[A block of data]
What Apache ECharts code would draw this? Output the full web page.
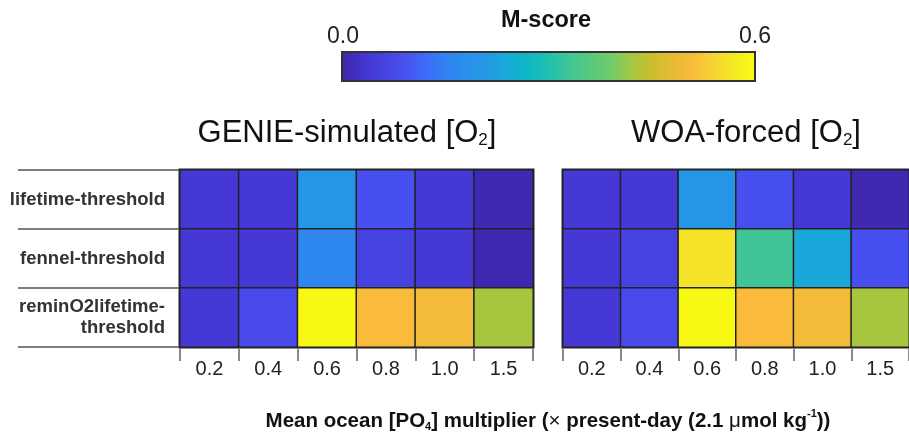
<!DOCTYPE html>
<html>
<head>
<meta charset="utf-8">
<script src="https://cdn.jsdelivr.net/npm/echarts@6/dist/echarts.min.js"></script>
<style>html,body{margin:0;padding:0;background:#fff}#chart{width:909px;height:433px}</style>
</head>
<body>
<div id="chart"></div>
<script>
// ---- data ----
const multipliers = ['0.2', '0.4', '0.6', '0.8', '1.0', '1.5'];
const schemes = ['lifetime-threshold', 'fennel-threshold', 'reminO2lifetime-\nthreshold'];
// M-score, one row per scheme (top to bottom), one column per multiplier
const genieLifetime = [0.039, 0.040, 0.200, 0.090, 0.042, 0.006];
const genieFennel   = [0.039, 0.040, 0.160, 0.060, 0.040, 0.005];
const genieRemin    = [0.040, 0.078, 0.595, 0.510, 0.500, 0.425];
const woaLifetime   = [0.039, 0.040, 0.200, 0.090, 0.042, 0.006];
const woaFennel     = [0.040, 0.060, 0.560, 0.330, 0.235, 0.090];
const woaRemin      = [0.040, 0.078, 0.595, 0.510, 0.500, 0.425];
const colorbarMin = 0.0, colorbarMax = 0.6;
const colorbarLabels = ['0.0', '0.6'];

function toCells(rowsArr) {
  const out = [];
  rowsArr.forEach((row, yi) => row.forEach((v, xi) => out.push([xi, yi, v])));
  return out;
}
const genieCells = toCells([genieLifetime, genieFennel, genieRemin]);
const woaCells = toCells([woaLifetime, woaFennel, woaRemin]);

const parula = ['#3E26A8','#4433CF','#4642DF','#4750EE','#3E6AF8','#3082F3','#2A90EB','#2399E3',
  '#18AAD8','#0FB8C4','#20C0AE','#40C598','#56C87E','#72CB6B','#A0C842','#CBBE2D','#E8B935',
  '#FABB3B','#F6D532','#F4EA22','#F9FB12'];

const FONT = "'Liberation Sans', Arial, Helvetica, sans-serif";

function xAx(gi) {
  return {
    type: 'category', gridIndex: gi, data: multipliers, position: 'bottom',
    axisLine: { show: false },
    axisTick: { show: true, length: 14, lineStyle: { color: '#8a8a8a', width: 2 } },
    axisLabel: { fontSize: 20, color: '#222', margin: 12, fontFamily: FONT },
    splitLine: { show: false }
  };
}
function yAx(gi, showLabels) {
  return {
    type: 'category', gridIndex: gi, data: schemes, inverse: true,
    axisLine: { show: false }, axisTick: { show: false },
    axisLabel: { show: showLabels, fontSize: 18.5, fontWeight: 'bold', color: '#333',
      margin: 15, lineHeight: 21, align: 'right', fontFamily: FONT },
    splitLine: { show: false }
  };
}
const gridStyle = { show: true, borderColor: '#262626', borderWidth: 3, backgroundColor: 'transparent' };

const option = {
  animation: false,
  backgroundColor: '#fff',
  grid: [
    Object.assign({ left: 180, top: 170, width: 353, height: 177 }, gridStyle),
    Object.assign({ left: 563, top: 170, width: 354, height: 177 }, gridStyle),
    { left: 18, top: 170, width: 162, height: 177, show: false }
  ],
  xAxis: [xAx(0), xAx(1), { type: 'value', gridIndex: 2, show: false }],
  yAxis: [yAx(0, true), yAx(1, false), {
    type: 'category', gridIndex: 2, data: schemes, inverse: true,
    axisLine: { show: false }, axisTick: { show: false }, axisLabel: { show: false },
    splitLine: { show: true, interval: 0, lineStyle: { color: '#555', width: 1.5 } }
  }],
  visualMap: {
    type: 'continuous', min: colorbarMin, max: colorbarMax, seriesIndex: [0, 1],
    orient: 'horizontal', left: 342, top: 52, itemWidth: 29, itemHeight: 413,
    calculable: false, showLabel: false, text: null, padding: 0, hoverLink: false,
    inRange: { color: parula }
  },
  series: [
    { type: 'heatmap', xAxisIndex: 0, yAxisIndex: 0, data: genieCells,
      itemStyle: { borderColor: '#222', borderWidth: 1.5 }, emphasis: { disabled: true } },
    { type: 'heatmap', xAxisIndex: 1, yAxisIndex: 1, data: woaCells,
      itemStyle: { borderColor: '#222', borderWidth: 1.5 }, emphasis: { disabled: true } }
  ],
  graphic: [
    { type: 'rect', z: 100, shape: { x: 342, y: 52, width: 413, height: 29 },
      style: { fill: 'none', stroke: '#333', lineWidth: 2 } },
    { type: 'text', z: 100, x: 546, y: 21, style: { text: 'M-score', fontSize: 23.5, fontWeight: 'bold',
      fill: '#111', align: 'center', verticalAlign: 'middle', fontFamily: FONT } },
    { type: 'text', z: 100, x: 343, y: 37, style: { text: colorbarLabels[0], fontSize: 23,
      fill: '#222', align: 'center', verticalAlign: 'middle', fontFamily: FONT } },
    { type: 'text', z: 100, x: 755, y: 37, style: { text: colorbarLabels[1], fontSize: 23,
      fill: '#222', align: 'center', verticalAlign: 'middle', fontFamily: FONT } },
    { type: 'text', z: 100, x: 347, y: 131, style: {
      text: '{a|GENIE-simulated [O}{s|2}{a|]}', align: 'center', verticalAlign: 'middle',
      rich: { a: { fontSize: 31, fill: '#111', fontFamily: FONT, lineHeight: 36, verticalAlign: 'bottom' },
              s: { fontSize: 17, fill: '#111', fontFamily: FONT, lineHeight: 15, verticalAlign: 'bottom' } } } },
    { type: 'text', z: 100, x: 746, y: 131, style: {
      text: '{a|WOA-forced [O}{s|2}{a|]}', align: 'center', verticalAlign: 'middle',
      rich: { a: { fontSize: 31, fill: '#111', fontFamily: FONT, lineHeight: 36, verticalAlign: 'bottom' },
              s: { fontSize: 17, fill: '#111', fontFamily: FONT, lineHeight: 15, verticalAlign: 'bottom' } } } },
    { type: 'text', z: 100, x: 548, y: 420, style: {
      text: '{b|Mean ocean [PO}{sub|4}{b|] multiplier (}{n|×}{b| present-day (2.1 }{n|μ}{b|mol kg}{sup|-1}{b|))}',
      align: 'center', verticalAlign: 'middle',
      rich: { b: { fontSize: 20.5, fontWeight: 'bold', fill: '#111', fontFamily: FONT, lineHeight: 24, verticalAlign: 'bottom' },
              n: { fontSize: 20.5, fill: '#111', fontFamily: FONT, lineHeight: 24, verticalAlign: 'bottom' },
              sub: { fontSize: 11, fontWeight: 'bold', fill: '#111', fontFamily: FONT, lineHeight: 10, verticalAlign: 'bottom' },
              sup: { fontSize: 11, fontWeight: 'bold', fill: '#111', fontFamily: FONT, lineHeight: 10, verticalAlign: 'top' } } } }
  ]
};
const chart = echarts.init(document.getElementById('chart'), null, { renderer: 'canvas' });
chart.setOption(option);
</script>
</body>
</html>
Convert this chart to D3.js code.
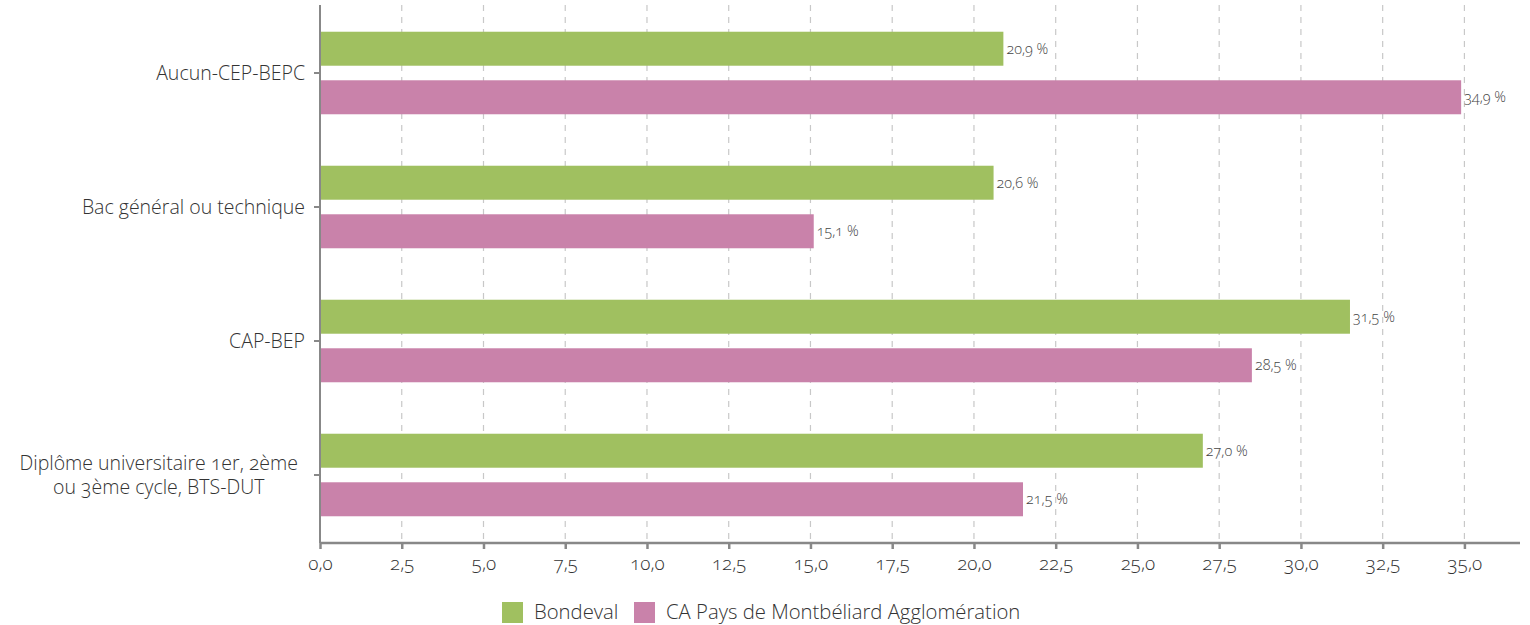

## Instruction
Every line holding "code" should be copied out.

## Task result
What Apache ECharts code would draw this? Output the full web page.
Convert this chart to D3.js code.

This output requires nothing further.